Drone manufacturers and software providers are quickly developing technologies like geo-fencing and collision avoidance that will make flying drones safer. The accelerating pace of drone adoption is also pushing governments to create new regulations that balance safety and innovation. The FAA is set to release new regulations this spring could help boost adoption. Safer technology and better regulation will open up new applications for drones in the commercial sector, including drone delivery programs like Amazon’s Prime Air and Google’s Project Wing initiatives.

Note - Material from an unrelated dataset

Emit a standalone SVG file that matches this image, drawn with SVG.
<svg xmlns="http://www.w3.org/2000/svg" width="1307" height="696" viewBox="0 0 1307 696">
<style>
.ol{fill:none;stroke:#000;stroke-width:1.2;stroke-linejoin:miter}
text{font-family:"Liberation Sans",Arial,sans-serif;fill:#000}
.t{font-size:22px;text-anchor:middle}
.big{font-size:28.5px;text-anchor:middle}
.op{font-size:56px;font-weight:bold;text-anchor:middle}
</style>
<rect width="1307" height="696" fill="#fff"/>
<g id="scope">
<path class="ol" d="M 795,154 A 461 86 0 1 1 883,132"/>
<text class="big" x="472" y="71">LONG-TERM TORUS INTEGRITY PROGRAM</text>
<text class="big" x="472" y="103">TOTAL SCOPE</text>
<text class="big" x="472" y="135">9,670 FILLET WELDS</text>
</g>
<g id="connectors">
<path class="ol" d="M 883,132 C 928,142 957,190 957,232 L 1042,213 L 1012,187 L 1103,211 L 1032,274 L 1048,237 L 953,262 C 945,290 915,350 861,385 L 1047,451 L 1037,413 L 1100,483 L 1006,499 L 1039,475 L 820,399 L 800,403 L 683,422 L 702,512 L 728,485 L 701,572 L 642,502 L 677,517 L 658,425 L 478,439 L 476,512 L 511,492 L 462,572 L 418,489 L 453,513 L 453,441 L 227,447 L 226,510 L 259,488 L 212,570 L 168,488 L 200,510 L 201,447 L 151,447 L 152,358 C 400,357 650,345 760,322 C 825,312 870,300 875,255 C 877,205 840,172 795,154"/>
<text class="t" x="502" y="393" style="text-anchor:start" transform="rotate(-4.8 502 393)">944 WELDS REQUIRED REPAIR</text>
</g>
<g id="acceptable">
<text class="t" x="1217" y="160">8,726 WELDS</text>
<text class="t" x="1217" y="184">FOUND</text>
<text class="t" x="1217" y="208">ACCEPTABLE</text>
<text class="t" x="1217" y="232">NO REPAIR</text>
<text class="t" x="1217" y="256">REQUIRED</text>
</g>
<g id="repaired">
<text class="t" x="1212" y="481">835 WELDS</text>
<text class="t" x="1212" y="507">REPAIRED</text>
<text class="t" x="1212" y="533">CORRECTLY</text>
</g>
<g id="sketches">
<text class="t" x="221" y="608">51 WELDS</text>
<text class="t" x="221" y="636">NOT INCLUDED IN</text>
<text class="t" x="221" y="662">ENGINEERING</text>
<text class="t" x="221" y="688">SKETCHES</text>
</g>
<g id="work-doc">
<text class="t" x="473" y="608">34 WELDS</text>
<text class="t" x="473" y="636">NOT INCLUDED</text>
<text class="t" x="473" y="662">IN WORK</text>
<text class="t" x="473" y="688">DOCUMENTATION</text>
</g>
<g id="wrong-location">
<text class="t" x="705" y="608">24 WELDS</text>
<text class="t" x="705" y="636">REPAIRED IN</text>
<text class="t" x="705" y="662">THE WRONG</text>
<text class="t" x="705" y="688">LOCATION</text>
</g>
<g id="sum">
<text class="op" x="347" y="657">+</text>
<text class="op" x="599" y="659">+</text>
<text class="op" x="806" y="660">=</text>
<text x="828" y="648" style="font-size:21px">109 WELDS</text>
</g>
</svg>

Of course, you still need a pilot's license to operate commercial drones. This is smart, but the size o said aircraft need to be taken into consideration. And, much like the GoogleCar, we need a framework for artificial intelligence-controlled aerial vehicles.

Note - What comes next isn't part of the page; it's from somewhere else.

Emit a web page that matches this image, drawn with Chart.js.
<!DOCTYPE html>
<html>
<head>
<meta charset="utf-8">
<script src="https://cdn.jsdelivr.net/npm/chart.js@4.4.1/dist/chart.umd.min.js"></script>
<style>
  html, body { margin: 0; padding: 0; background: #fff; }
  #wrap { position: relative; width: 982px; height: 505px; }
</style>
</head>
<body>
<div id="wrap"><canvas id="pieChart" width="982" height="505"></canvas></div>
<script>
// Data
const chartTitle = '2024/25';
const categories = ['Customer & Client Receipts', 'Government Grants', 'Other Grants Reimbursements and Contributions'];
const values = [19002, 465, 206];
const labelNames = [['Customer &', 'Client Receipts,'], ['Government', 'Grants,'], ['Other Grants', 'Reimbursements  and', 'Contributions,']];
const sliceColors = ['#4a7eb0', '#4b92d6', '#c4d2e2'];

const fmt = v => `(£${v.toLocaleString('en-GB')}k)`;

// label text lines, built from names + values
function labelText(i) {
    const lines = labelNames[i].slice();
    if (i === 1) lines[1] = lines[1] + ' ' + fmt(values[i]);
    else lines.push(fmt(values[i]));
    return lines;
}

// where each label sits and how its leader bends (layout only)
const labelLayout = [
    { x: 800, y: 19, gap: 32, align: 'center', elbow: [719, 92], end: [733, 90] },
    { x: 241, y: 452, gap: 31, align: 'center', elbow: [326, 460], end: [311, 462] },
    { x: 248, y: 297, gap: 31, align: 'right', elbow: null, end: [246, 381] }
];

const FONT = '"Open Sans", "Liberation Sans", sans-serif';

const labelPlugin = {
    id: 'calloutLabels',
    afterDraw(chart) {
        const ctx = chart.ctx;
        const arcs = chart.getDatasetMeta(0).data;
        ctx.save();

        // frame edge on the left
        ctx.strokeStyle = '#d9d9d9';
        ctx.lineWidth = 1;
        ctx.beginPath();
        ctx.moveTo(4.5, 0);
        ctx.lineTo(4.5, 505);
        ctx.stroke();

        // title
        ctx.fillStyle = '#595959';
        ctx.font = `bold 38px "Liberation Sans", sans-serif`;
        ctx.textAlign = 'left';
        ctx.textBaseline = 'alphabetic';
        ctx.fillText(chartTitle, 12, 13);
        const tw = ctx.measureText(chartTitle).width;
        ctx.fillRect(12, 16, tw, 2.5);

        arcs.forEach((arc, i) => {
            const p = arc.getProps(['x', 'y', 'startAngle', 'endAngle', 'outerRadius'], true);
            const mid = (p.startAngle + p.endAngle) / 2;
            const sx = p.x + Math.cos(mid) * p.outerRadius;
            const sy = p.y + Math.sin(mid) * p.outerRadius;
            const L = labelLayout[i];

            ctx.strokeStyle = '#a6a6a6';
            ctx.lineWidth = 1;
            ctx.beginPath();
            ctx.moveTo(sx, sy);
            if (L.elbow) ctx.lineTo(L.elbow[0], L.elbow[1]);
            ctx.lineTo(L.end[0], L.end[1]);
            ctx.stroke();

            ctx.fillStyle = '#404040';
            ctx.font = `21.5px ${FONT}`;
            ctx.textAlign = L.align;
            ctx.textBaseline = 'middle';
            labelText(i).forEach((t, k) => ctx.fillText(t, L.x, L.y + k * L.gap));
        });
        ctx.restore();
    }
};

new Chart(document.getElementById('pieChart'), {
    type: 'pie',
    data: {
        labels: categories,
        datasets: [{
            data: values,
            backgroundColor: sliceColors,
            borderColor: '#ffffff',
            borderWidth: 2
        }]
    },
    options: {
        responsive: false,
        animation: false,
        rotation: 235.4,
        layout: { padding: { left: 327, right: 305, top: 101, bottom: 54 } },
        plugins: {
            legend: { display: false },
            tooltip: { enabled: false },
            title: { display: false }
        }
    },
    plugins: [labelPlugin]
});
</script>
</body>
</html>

Gary Ritter, director of the Center for Advanced Transportation Technologies at Volpe, The National Transportation Systems Center: "Google's recent self-driving car is programmed to be courteous and cautious...." Based on artificial intelligence software, some Google vehicles have driven over 200,000 miles on public roads, using high-accuracy map data, video, LIDAR, radar, and wheel sensors.
Ritter cited many reasons to move towards increasing automation, including improved safety, reduced congestion, energy savings, and innovative mobility options such as advanced rapid transit, on-demand vehicle sharing, and providing mobility to currently ineligible drivers. One of the biggest consumer-oriented reasons is driver convenience.